Now, gone are the days when the Free World faced an easily defined monolithic threat and could tailor its intelligence accordingly. A host of threats have emerged and their approach to confrontation varies. The intelligence community must anticipate new threats as well as try to predict adversarial activities. This will require automated intelligence capabilities, including machine-to-machine activities. Above all, intelligence data must be consolidated in a way that generates products serving vital customer needs.

James Clapper, the director of national intelligence, has emphasized the need for intelligence integration. From a budgetary sense alone, that is key for the future—the limited resources the community faces over the next few years mandate this approach. But this integration also benefits the user community, as the customer receives a product that is richer and more accurate. Not only does multisource intelligence provide a broader spectrum of information, the different sources also can vouch for each other’s veracity. We need the strongest synergy possible among the various intelligence organizations in the community for their ability to collect, analyze and disseminate vital knowledge.

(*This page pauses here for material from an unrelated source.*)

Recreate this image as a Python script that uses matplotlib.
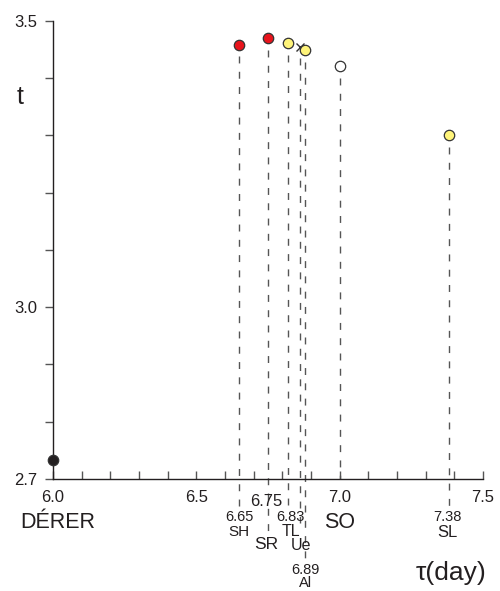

That synergy is beginning to take place. Close to home, AFCEA is playing its own role striving to enable this integration in a targeted fashion. The association has built a community for intelligence professionals in which private sector and government intelligence experts can engage in a number of activities to the benefit of both sectors. One of AFCEA’s most active and effective committees is its Intelligence Committee, which comprises association members from all corners of the community, including senior leaders. AFCEA also has the Emerging Professionals in Intelligence Committee (EPIC), which focuses on further developing intelligence community professionals under the age of 40 by providing them tutelage and access to senior intelligence executives from across industry and government. Designated industry days, both classified and unclassified, enable government and industry professionals to share information. The National Intelligence University Foundation allows the association to advance the cause of the government’s degree-granting intelligence university. And, above all, AFCEA is striving to integrate intelligence among all of the association’s elements and activities.

For the long term, the community’s collection-oriented intelligence model may have to give way to a new approach that is geared more toward the threat than the means of its discovery. Ultimately, the intelligence community of the future may resemble little of the intelligence community of today. That maturation may be the most important key to ensuring the continued peace and security of the Free World.